Die fachwissenschaftliche Sichtbarkeit wird schließlich durch die verstärkte Einbindung in Forschungsverbünde gesichert und durch eine Reihe von Aktivitäten, die auf die Etablierung neuer Forschungsinfrastrukturen zielen. Ein interessantes Kooperationsprojekt, das im Jahr 2015 gestartet ist, ist das EU geförderte Vorhaben Re-InVEST („Rebuilding an Inclusive, Value‐based Europe of Solidarity and Trust through Social Investments“). Dieses Projekt setzt die in den 1990er Jahren gestartete SOFI-Forschung zu den sozialstrukturellen und individuellen Folgen von Arbeitslosigkeit und prekärer Beschäftigung fort. An dem Verbundforschungsprojekt wirken insgesamt 19 Partner aus zwölf europäischen Ländern mit. Ziel des Projekts Re-InVEST ist es, die theoretischen und empirischen Grundlagen des Sozialinvestitionspakets der Europäischen Kommission zu prüfen.
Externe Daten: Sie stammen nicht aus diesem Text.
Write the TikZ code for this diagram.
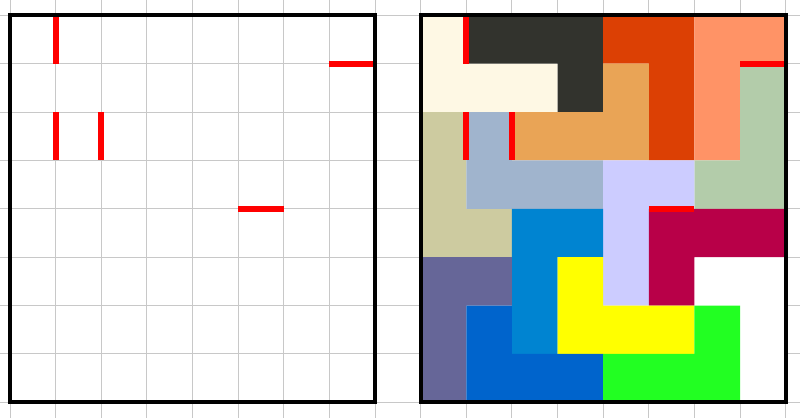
\documentclass[tikz,border=0pt]{standalone}
\usetikzlibrary{calc}
\definecolor{gridgray}{HTML}{C8C8C8}
\definecolor{pcream}{HTML}{FEF8E4}
\definecolor{pdark}{HTML}{32332D}
\definecolor{porred}{HTML}{DC4004}
\definecolor{psalmon}{HTML}{FF9366}
\definecolor{psage}{HTML}{B3CCAA}
\definecolor{plorange}{HTML}{E9A456}
\definecolor{pkhaki}{HTML}{CDCBA0}
\definecolor{pbluegray}{HTML}{A0B4CD}
\definecolor{plavender}{HTML}{CCCCFF}
\definecolor{pcrimson}{HTML}{B80048}
\definecolor{pblue}{HTML}{0084D1}
\definecolor{pyellow}{HTML}{FFFF00}
\definecolor{pslate}{HTML}{666698}
\definecolor{proyal}{HTML}{0064CC}
\definecolor{pgreen}{HTML}{22FF22}
\tikzset{
  gridline/.style={draw=gridgray,line width=1pt},
  wallmark/.style={draw=red,line width=6pt},
  frame/.style={draw=black,line width=4pt},
  cellsq/.style={x=45.625pt,y=-48.375pt}
}
\begin{document}
\begin{tikzpicture}[x=1pt,y=-1pt]
\useasboundingbox (0,0) rectangle (800,418);
\fill[white] (0,0) rectangle (800,418);
% background grid
\foreach \i in {0,...,17} {
  \draw[gridline] ({10+\i*45.625},0) -- ({10+\i*45.625},418);
}
\foreach \j in {0,...,8} {
  \draw[gridline] (0,{15.3+\j*48.375}) -- (800,{15.3+\j*48.375});
}
% left board
\begin{scope}[shift={(10,15.3)},cellsq]
  \draw[wallmark] (1,0) -- (1,1);
  \draw[wallmark] (7,1) -- (8,1);
  \draw[wallmark] (1,2) -- (1,3);
  \draw[wallmark] (2,2) -- (2,3);
  \draw[wallmark] (5,4) -- (6,4);
  \draw[frame] (0,0) rectangle (8,8);
\end{scope}
% right board
\begin{scope}[shift={(420.625,15.3)},cellsq]
  \fill[white] (0,0) rectangle (8,8);
  \fill[pcream] (0,0) -- (1,0) -- (1,1) -- (3,1) -- (3,2) -- (0,2) -- cycle;
  \fill[pdark] (1,0) -- (4,0) -- (4,2) -- (3,2) -- (3,1) -- (1,1) -- cycle;
  \fill[porred] (4,0) -- (6,0) -- (6,3) -- (5,3) -- (5,1) -- (4,1) -- cycle;
  \fill[psalmon] (6,0) -- (8,0) -- (8,1) -- (7,1) -- (7,3) -- (6,3) -- cycle;
  \fill[psage] (7,1) -- (8,1) -- (8,4) -- (6,4) -- (6,3) -- (7,3) -- cycle;
  \fill[plorange] (4,1) -- (5,1) -- (5,3) -- (2,3) -- (2,2) -- (4,2) -- cycle;
  \fill[pkhaki] (0,2) -- (1,2) -- (1,4) -- (2,4) -- (2,5) -- (0,5) -- cycle;
  \fill[pbluegray] (1,2) -- (2,2) -- (2,3) -- (4,3) -- (4,4) -- (1,4) -- cycle;
  \fill[plavender] (4,3) -- (6,3) -- (6,4) -- (5,4) -- (5,6) -- (4,6) -- cycle;
  \fill[pcrimson] (5,4) -- (8,4) -- (8,5) -- (6,5) -- (6,6) -- (5,6) -- cycle;
  \fill[pblue] (2,4) -- (4,4) -- (4,5) -- (3,5) -- (3,7) -- (2,7) -- cycle;
  \fill[pyellow] (3,5) -- (4,5) -- (4,6) -- (6,6) -- (6,7) -- (3,7) -- cycle;
  \fill[pslate] (0,5) -- (2,5) -- (2,6) -- (1,6) -- (1,8) -- (0,8) -- cycle;
  \fill[proyal] (1,6) -- (2,6) -- (2,7) -- (4,7) -- (4,8) -- (1,8) -- cycle;
  \fill[pgreen] (6,6) -- (7,6) -- (7,8) -- (4,8) -- (4,7) -- (6,7) -- cycle;
  \draw[wallmark] (1,0) -- (1,1);
  \draw[wallmark] (7,1) -- (8,1);
  \draw[wallmark] (1,2) -- (1,3);
  \draw[wallmark] (2,2) -- (2,3);
  \draw[wallmark] (5,4) -- (6,4);
  \draw[frame] (0,0) rectangle (8,8);
\end{scope}
\end{tikzpicture}
\end{document}
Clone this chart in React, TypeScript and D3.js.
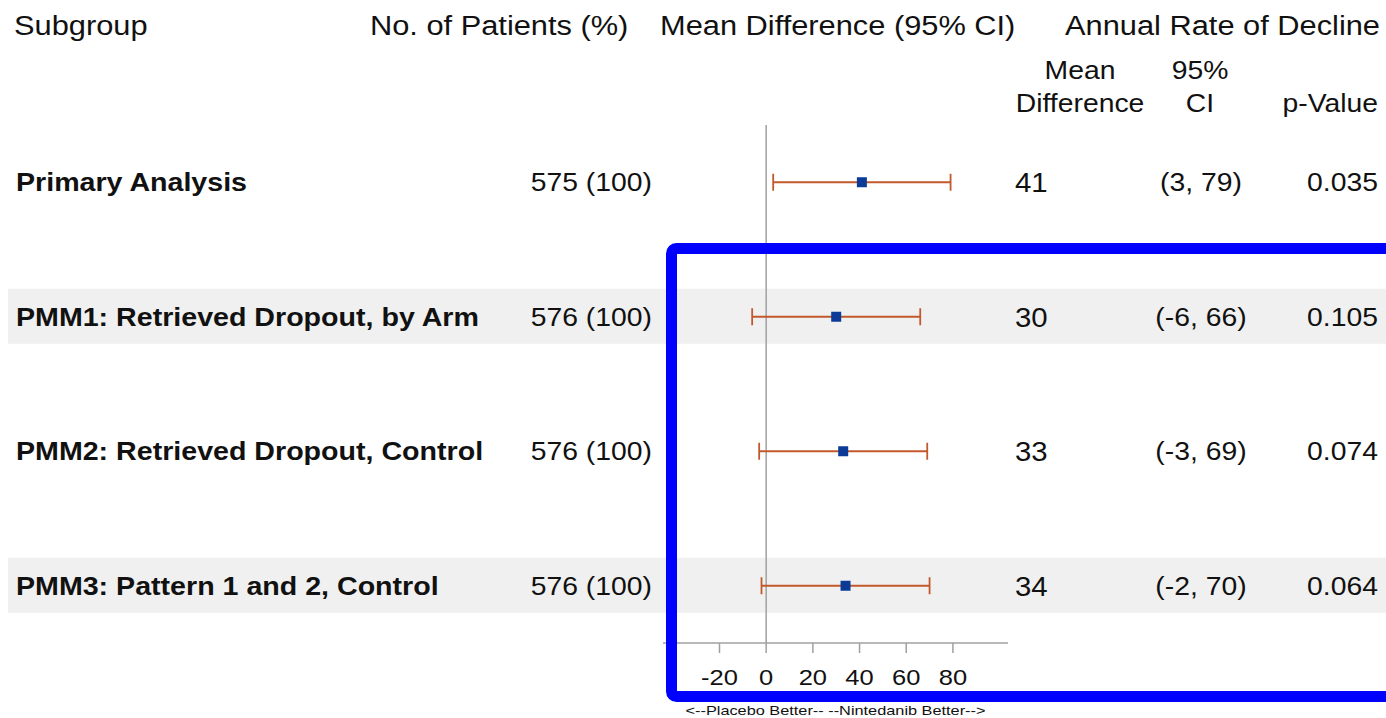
import React from "react";
import * as d3 from "d3";

const subgroups = [
  "Primary Analysis",
  "PMM1: Retrieved Dropout, by Arm",
  "PMM2: Retrieved Dropout, Control",
  "PMM3: Pattern 1 and 2, Control",
];
const patients = ["575 (100)", "576 (100)", "576 (100)", "576 (100)"];
const meanDiff = [41, 30, 33, 34];
const ciLow = [3, -6, -3, -2];
const ciHigh = [79, 66, 69, 70];
const pValues = ["0.035", "0.105", "0.074", "0.064"];
const shaded = [false, true, false, true];
const axisTicks = [-20, 0, 20, 40, 60, 80];

const FONT = "'Liberation Sans', Arial, Helvetica, sans-serif";

function T({ x, y, text, size, k = 1.09, anchor = "start", weight = "normal" }: any) {
  return (
    <text
      transform={`translate(${x},${y}) scale(${k},1)`}
      fontSize={size}
      textAnchor={anchor}
      dominantBaseline="central"
      fontWeight={weight}
      fontFamily={FONT}
      fill="#111"
    >
      {text}
    </text>
  );
}

export default function App() {
  const W = 1386;
  const H = 718;
  const x = d3.scaleLinear().domain([-44.2, 103.6]).range([663, 1008]);
  const y = d3.scaleBand<number>().domain(d3.range(subgroups.length)).range([115, 653]);
  const cy = (i: number) => (y(i) as number) + y.bandwidth() / 2;
  const axisY = 643;
  const errColor = "#c2582b";
  const markColor = "#0b3b97";
  const HS = 28;
  const BS = 26;

  return (
    <svg
      width={W}
      height={H}
      style={{ position: "absolute", left: 0, top: 0, display: "block", background: "#fff" }}
    >
      <rect x={0} y={0} width={W} height={H} fill="#fff" />
      {subgroups.map((_, i) =>
        shaded[i] ? (
          <rect key={"b" + i} x={8} y={cy(i) - 28} width={W - 8} height={55} fill="#f0f0f0" />
        ) : null
      )}

      {/* headers */}
      <T x={14} y={25} text="Subgroup" size={HS} k={1.1} />
      <T x={370} y={25} text="No. of Patients (%)" size={HS} k={1.1} />
      <T x={660} y={25} text="Mean Difference (95% CI)" size={HS} k={1.1} />
      <T x={1380} y={25} text="Annual Rate of Decline" size={HS} k={1.1} anchor="end" />
      <T x={1080} y={70} text="Mean" size={BS} anchor="middle" />
      <T x={1080} y={103} text="Difference" size={BS} anchor="middle" />
      <T x={1200} y={70} text="95%" size={BS} anchor="middle" />
      <T x={1200} y={103} text="CI" size={BS} anchor="middle" />
      <T x={1378} y={103} text="p-Value" size={BS} anchor="end" />

      {/* reference line */}
      <line x1={x(0)} x2={x(0)} y1={125} y2={axisY} stroke="#a0a0a0" strokeWidth={1.5} />

      {/* rows */}
      {subgroups.map((s, i) => (
        <g key={"r" + i}>
          <T x={16} y={cy(i)} text={s} size={BS} k={1.1} weight="bold" />
          <T x={652} y={cy(i)} text={patients[i]} size={BS} anchor="end" />
          <T x={1015} y={cy(i)} text={String(meanDiff[i])} size={28} k={1.05} />
          <T x={1201} y={cy(i)} text={`(${ciLow[i]}, ${ciHigh[i]})`} size={BS} anchor="middle" />
          <T x={1378} y={cy(i)} text={pValues[i]} size={BS} anchor="end" />
          <line x1={x(ciLow[i])} x2={x(ciHigh[i])} y1={cy(i)} y2={cy(i)} stroke={errColor} strokeWidth={1.8} />
          <line x1={x(ciLow[i])} x2={x(ciLow[i])} y1={cy(i) - 8.5} y2={cy(i) + 8.5} stroke={errColor} strokeWidth={1.8} />
          <line x1={x(ciHigh[i])} x2={x(ciHigh[i])} y1={cy(i) - 8.5} y2={cy(i) + 8.5} stroke={errColor} strokeWidth={1.8} />
          <rect x={x(meanDiff[i]) - 5} y={cy(i) - 5} width={10} height={10} fill={markColor} />
        </g>
      ))}

      {/* axis */}
      <line x1={663} x2={1008} y1={axisY} y2={axisY} stroke="#a0a0a0" strokeWidth={1.5} />
      {axisTicks.map((t) => (
        <g key={"t" + t}>
          <line x1={x(t)} x2={x(t)} y1={axisY} y2={axisY + 10} stroke="#a0a0a0" strokeWidth={1.5} />
          <T x={x(t)} y={677} text={String(t)} size={22} k={1.16} anchor="middle" />
        </g>
      ))}
      <T x={(663 + 1008) / 2} y={711} text="<--Placebo Better-- --Nintedanib Better-->" size={12} k={1.36} anchor="middle" />

      {/* highlight box */}
      <rect x={671.5} y={248.5} width={W - 671.5 + 20} height={448} fill="none" stroke="#0000ff" strokeWidth={11} rx={5} />
    </svg>
  );
}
Das SOFI-Projekt arbeitet mit qualitativen und quantitativen Methoden. Der qualitative Teil der Studie richtet sich auf   
 
Fragen der Erfahrung sozialer Verwundbarkeit prekärer, sozialpolitikbedürftiger Gruppen. Im ländervergleichenden quantitativen Teil untersucht das SOFI die Wirkung nationaler Politiken auf individuelle Ergebnisse in Bezug auf Beschäftigung, Arbeitsbedingungen und soziale Sicherheit.
 
Mit Blick auf die Forschungsentwicklung des Instituts zeigt sich daher, dass wir es im Berichtsjahr gleichermaßen mit einer verstärkten Regionalisierung der Forschungslinien zu tun haben, indem Fragestellungen in Kooperation mit Verwaltung, bürgerschaftlichen Initiativen und regionalen Unternehmen dezidiert auf ihren lokalen und kommunalen Anwendungsbezug hin geprüft werden. Auf der anderen Seite wird auch die Internationalisierung der SOFI-Forschung erfolgreich weiter geführt - u. a. mit Blick auf Projekte zu Migration und zur Wirkkraft internationaler Arbeitsmärkte.